Your interviewer may have lacked skill in guiding the process, but you could have taken the question in the spirit it was given and answered "now if the usage grows 10x as much as hardware advances" or "if we need to be resilient to hardware failures" or "if we need to roll out a logic upgrade slowly" and continued to solve the problem.

> I'm still wondering if that interview costed me a level.

Unlikely. Candidate level is decided before the interview.

twic 2118 days ago

An interviewer once gave me a problem about scraping some information out of a log file. I wrote a short shell pipeline. The interviewer asked for a more complicated analysis. I wrote a longer pipeline. The interviewer added more requirements, with aggregation, state, etc in order to push me to write an actual program. I wrote an even longer pipeline.

By this point we had both realised that this was a battle of wits: could he come up with a problem that i couldn't solve with a pipeline?

At the end of the interview, i had a pipeline that took up most of a piece of A4 paper to write out. I had won the battle, and was offered the job.

Of course, i would not advise you to actually write a pipeline like that in production, but it's a fun exercise.

Anyway, the moral of this story is that if the interviewer wants you to solve a problem a certain way, and you can solve it in a simpler way, then a good interviewer will mark you up, not down. Perhaps at Google they didn't; they don't really seem like a company that has it together.

sukilot 2118 days ago

Your thesis is that a company that has it together would only write software that is either a shell pipeline or can be solved in 45minues?
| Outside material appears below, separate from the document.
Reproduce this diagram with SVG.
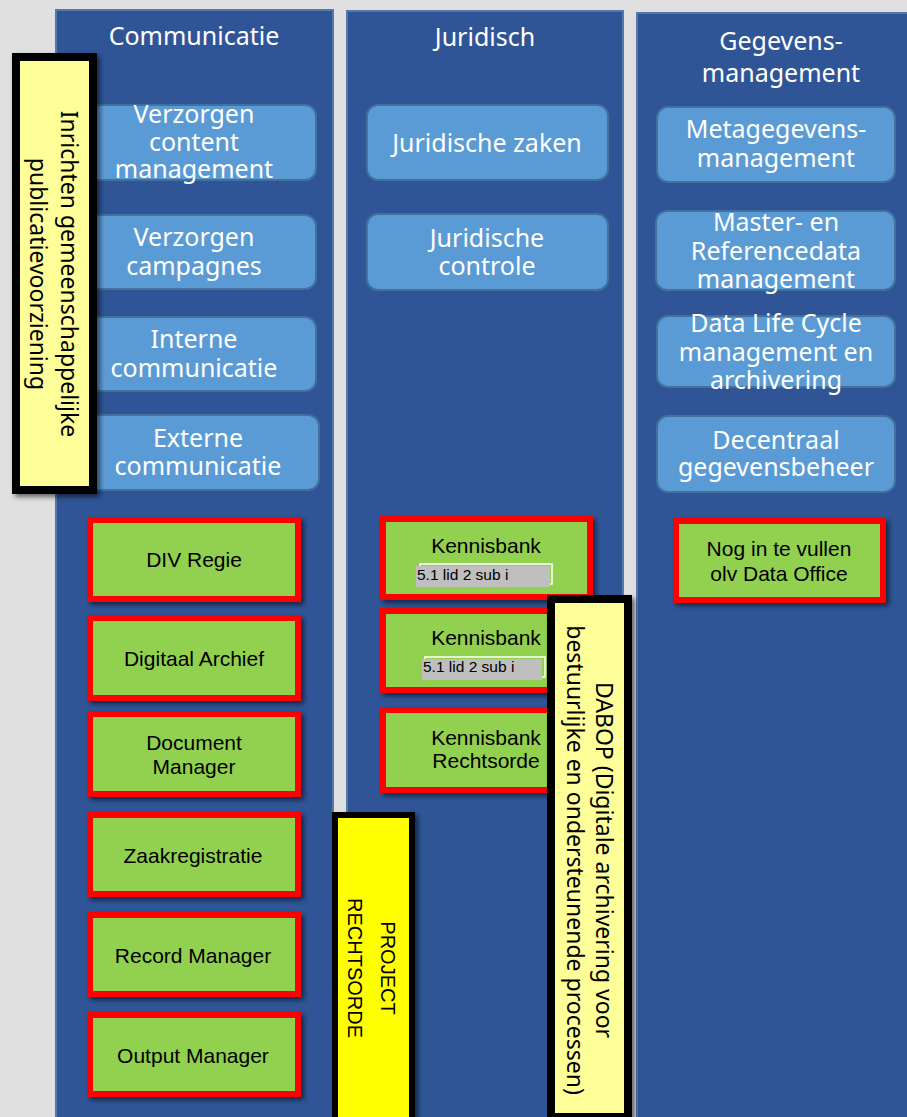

> would not advise you to actually write a pipeline like that in production,

So when you are interviewing for a production job, why would you fight for non-production quality solutions?

ur-whale 2118 days ago

If the interviewer was gauging your political skills/ adaptability, it doesn't look like you fared too well indeed.

Frost1x 2118 days ago

That seems like an excuse for poor behavior moreso than a deeper level of testing (testing when you know you're right but someone with more authority tells you otherwise). While possible, I'd have to think it's unlikely.

lrem 2118 days ago

Do you test new grads for their political skills? I don't.

dominotw 2118 days ago

> solution to his numbers.

Why did he have concrete numbers. Couldn't he simply have increased those numbers when you proposed single machine solution.

Jabbles 2118 days ago

Does anyone have good numbers for a) RAM, and b) the cost of each of these solutions?

(RAM is obviously volatile.)